Advice for longarm quilting newbies
New to longarm quilting? We asked 60 APQS owners from all across the country what their top pieces of advice to new longarm quilters are … and here’s what they said:
#10 Load correctly
Make sure your backing, batting and top are square, you have at least 4” extra on each side for backing and batting. Also, double-check to make sure you’ve loaded everything straight with no loose areas. Finally, remember to follow the right quilting order: ABC – Advance, Baste, Clamp.
For how-to articles about loading a quilt onto your APQS longarm quilting machine, visit this page.
#9 Practice effectively
Start with practice fabric and try out different designs. One thing that’s kind of fun to try is to write your name. Once you feel comfortable doing that, move on to charity quilts or panels. Work in sections and divide the space if it feels too big. Also, doodle and practice on a whiteboard, or a piece of plexiglass over the quilt (use electrician’s tape around the edges of the plexiglass to stop the pen). When doodling, pretend your wrist is in a cast and draw with your whole arm and body.
#8 Plan your design
Have a plan for the quilting. Try out one new quilting design/motif on each quilt and have the rest be something you are confident in doing. That way most of the quilt looks really good, but you’ve stretched yourself. This article has some great ideas on how you can “audition” design ideas on your quilt.
#7 Learn all you can
Take classes and watch YouTube videos. APQS has a great YouTube channel, as do many of the APQS Retailers, like Angela Huffman, Lauren Jackson, Karen McTavish and many others. Master the basics. As your skills improve, you can tackle more challenging techniques.
#6 Choose your thread and backing wisely
Select a thread for your quilting that blends with the colors in your quilt – taupe for warm colors (red, orange, yellow) and grey for cool colors (blue, green, purple) – and a busy back – a fabric with a lot of colors and patterns. This will hide a multitude of mistakes!
#5 Take care of your machine
Don’t be afraid of your machine. Learn how to thread, clean and oil it. Learn how to change a needle, bobbin and tension. Have a few spare parts on hand – fuses, springs, screws, spare bobbin case.
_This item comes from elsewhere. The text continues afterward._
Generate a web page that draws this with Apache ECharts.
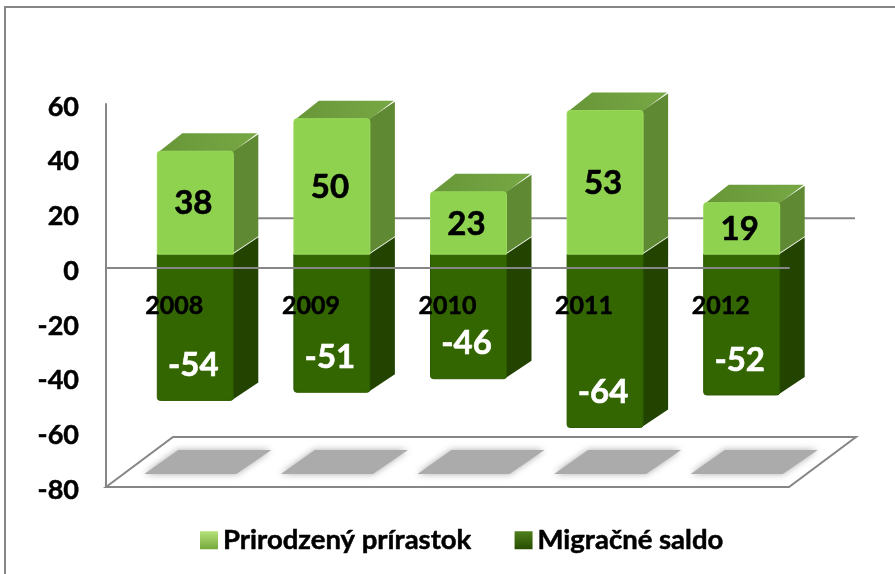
<!DOCTYPE html>
<html>
<head>
<meta charset="utf-8">
<style>
  html, body { margin: 0; padding: 0; background: #fff; }
  #chart { width: 895px; height: 574px; }
</style>
</head>
<body>
<div id="chart"></div>
<script src="https://cdn.jsdelivr.net/npm/echarts@6/dist/echarts.min.js"></script>
<script>
const years = ['2008', '2009', '2010', '2011', '2012']
const natural = [38, 50, 23, 53, 19]
const migration = [-54, -51, -46, -64, -52]
const yMin = -80
const yMax = 60
const yStep = 20

const FONT = 'Lato, "Open Sans", sans-serif'
const AXIS_GRAY = '#868686'

// fake 3d: where the bar sits in the floor, and how deep things go
const BAR_W = 76
const BAR_SHIFT = [21, -14]
const BAR_DEPTH = [25, -18]
const BAR_SCALE = 0.99 // bars stand further back than the axis plane
const FLOOR_DEPTH = [67, -50]

function barRenderer(palette, labelColor) {
  return (params, api) => {
    const idx = api.value(0)
    const val = api.value(1)
    const [cx, y0] = api.coord([idx, 0])
    const yv = api.coord([idx, val])[1]
    const left = cx + BAR_SHIFT[0] - BAR_W / 2
    const right = left + BAR_W
    const base = y0 + BAR_SHIFT[1]
    const end = base + (yv - y0) * BAR_SCALE
    const top = Math.min(base, end)
    const h = Math.abs(end - base)
    const [dx, dy] = BAR_DEPTH
    const children = [
      {
        type: 'polygon',
        shape: { points: [[right - 2, top + 1], [right + dx, top + dy + 1], [right + dx, top + dy + h], [right - 2, top + h]] },
        style: { fill: palette.side },
      },
    ]
    if (val > 0) {
      children.push({
        type: 'polygon',
        shape: { points: [[left + 1, top + 1], [left + dx, top + dy], [right + dx - 1, top + dy], [right - 1, top + 1]] },
        style: {
          fill: new echarts.graphic.LinearGradient(0, 1, 1, 0, [
            { offset: 0, color: palette.topA },
            { offset: 1, color: palette.topB },
          ]),
        },
      })
    }
    children.push({
      type: 'rect',
      shape: { x: left, y: top, width: BAR_W, height: h, r: val > 0 ? [3, 3, 0, 0] : [0, 0, 3, 3] },
      style: { fill: palette.front, stroke: palette.edge, lineWidth: 1 },
    })
    children.push({
      type: 'text',
      style: {
        text: String(val),
        x: left + BAR_W / 2 - 2,
        y: val > 0 ? top + h / 2 + 1 : top + h - 35,
        align: 'center',
        verticalAlign: 'middle',
        font: 'bold 33px ' + FONT,
        fill: labelColor,
        stroke: labelColor,
        lineWidth: 0.6,
      },
    })
    return { type: 'group', children }
  }
}

function floorRenderer(params, api) {
  const idx = api.value(0)
  const sys = params.coordSys
  const cx = api.coord([idx, 0])[0]
  const floorY = api.coord([idx, yMin])[1]
  const zeroY = api.coord([idx, 0])[1]
  const [dx, dy] = FLOOR_DEPTH
  const children = []
  // one floor and back line is enough, do it on the first item
  if (idx === 0) {
    const l = sys.x
    const r = sys.x + sys.width
    children.push({
      type: 'polygon',
      shape: { points: [[l, floorY], [l + dx, floorY + dy], [r + dx, floorY + dy], [r, floorY]] },
      style: { fill: '#fff', stroke: AXIS_GRAY, lineWidth: 2 },
    })
    children.push({
      type: 'line',
      shape: { x1: l + dx, y1: zeroY + dy, x2: r + dx - 1, y2: zeroY + dy },
      style: { stroke: AXIS_GRAY, lineWidth: 2 },
    })
  }
  children.push({
    type: 'polygon',
    shape: {
      points: [
        [cx - 30, floorY - 13],
        [cx + 4, floorY - 37],
        [cx + 97, floorY - 37],
        [cx + 62, floorY - 13],
      ],
    },
    style: { fill: '#ababab', shadowBlur: 7, shadowColor: '#ababab' },
  })
  return { type: 'group', children }
}

const legendIcon = (a, b) =>
  new echarts.graphic.LinearGradient(0, 0, 0, 1, [
    { offset: 0, color: a },
    { offset: 1, color: b },
  ])

const chart = echarts.init(document.getElementById('chart'))
chart.setOption({
  animation: false,
  backgroundColor: '#fff',
  graphic: [
    {
      type: 'rect',
      silent: true,
      shape: { x: 5, y: 7, width: 1000, height: 1000 },
      style: { fill: 'none', stroke: AXIS_GRAY, lineWidth: 2 },
      z: -1,
    },
  ],
  grid: { left: 106, top: 104, width: 683, height: 383 },
  legend: {
    data: [
      { name: 'Prirodzený prírastok', itemStyle: { color: legendIcon('#b4e27a', '#76a83c') } },
      { name: 'Migračné saldo', itemStyle: { color: legendIcon('#4f7f1c', '#274d00') } },
    ],
    left: 195,
    top: 521,
    icon: 'rect',
    itemWidth: 18,
    itemHeight: 18,
    itemGap: 43,
    textStyle: {
      fontFamily: FONT,
      fontWeight: 'bold',
      fontSize: 27.5,
      color: '#000',
      textBorderColor: '#000',
      textBorderWidth: 0.5,
    },
  },
  xAxis: {
    type: 'category',
    data: years,
    z: 10,
    // labels must sit under the zero line, so the whole axis is lifted there
    offset: -219,
    axisLine: { onZero: false, lineStyle: { color: AXIS_GRAY, width: 2 } },
    axisTick: { show: false },
    axisLabel: {
      margin: 25,
      fontFamily: FONT,
      fontWeight: 'bold',
      fontSize: 25,
      color: '#000',
      textBorderColor: '#000',
      textBorderWidth: 0.5,
    },
  },
  yAxis: {
    type: 'value',
    min: yMin,
    max: yMax,
    interval: yStep,
    axisLine: { show: true, lineStyle: { color: AXIS_GRAY, width: 2 } },
    axisTick: { show: false },
    splitLine: { show: false },
    axisLabel: {
      margin: 27,
      verticalAlign: 'top',
      lineHeight: 6,
      fontFamily: FONT,
      fontWeight: 'bold',
      fontSize: 27,
      color: '#000',
      textBorderColor: '#000',
      textBorderWidth: 0.5,
    },
  },
  series: [
    {
      name: 'floor',
      type: 'custom',
      z: 1,
      silent: true,
      renderItem: floorRenderer,
      data: years.map((y, i) => [i]),
      encode: { x: 0 },
    },
    {
      name: 'Migračné saldo',
      type: 'custom',
      z: 2,
      itemStyle: { color: '#336600' },
      renderItem: barRenderer(
        { front: '#336600', side: '#224400', edge: '#2c5a00' },
        '#fff',
      ),
      data: migration.map((v, i) => [i, v]),
      encode: { x: 0, y: 1 },
    },
    {
      name: 'Prirodzený prírastok',
      type: 'custom',
      z: 3,
      itemStyle: { color: '#92d050' },
      renderItem: barRenderer(
        { front: '#8fd24f', side: '#5f8a33', edge: '#9bd95c', topA: '#669637', topB: '#78a845' },
        '#000',
      ),
      data: natural.map((v, i) => [i, v]),
      encode: { x: 0, y: 1 },
    },
  ],
})
</script>
</body>
</html>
Check if it needs oil every time you go to quilt and clean the bobbin area with every bobbin change. Get a spa treatment every few years, depending on usage. You can also reach out to your APQS dealer with help or questions!
#4 Adjust the tension
Don’t be afraid to adjust the tension on your machine. Run your bobbin and top tension as loose as possible while still having good tension. Test your tension on a small scrap off to the side before starting on your quilt. Also, ask yourself – who’s winning the tug of war? Loosen the winner or tighten the loser. Try using one type of thread until you are comfortable adjusting the other variables, then expand your thread repertoire.
#3 Understand thread breakage
There are many reasons for thread breakage. Here are some of the common ways you can address this issue: Loosen your tension, change your needle, try a different thread, rethread the machine, try a simpler thread path, make sure the bobbin is wound properly, look for burrs on pigtails and needle plate, aim for consistent speed, don’t have your backing too tight, try silicone (like Sewer’s Aid) on your thread, run a humidifier. As you become more experienced, you will get better at troubleshooting.
#2 Go easy on yourself
Everyone was a beginner once. Don’t expect perfection right away – practice, practice, practice! Just a little every day will make a big difference. Muscle memory is key and pantographs help build muscle memory and smoother quilting.
Also, remember that comparison is the thief of joy. Save your early practice pieces to pull out in a few months and marvel at how you’ve improved!
#1 Breathe and relax!
Loosen your grip and stand up straight. Take stretch breaks. Put music on and get in a rhythm while you quilt. Breathe! Enjoy the process!
Many thanks to the more than 60 quilters that contributed to this blog post!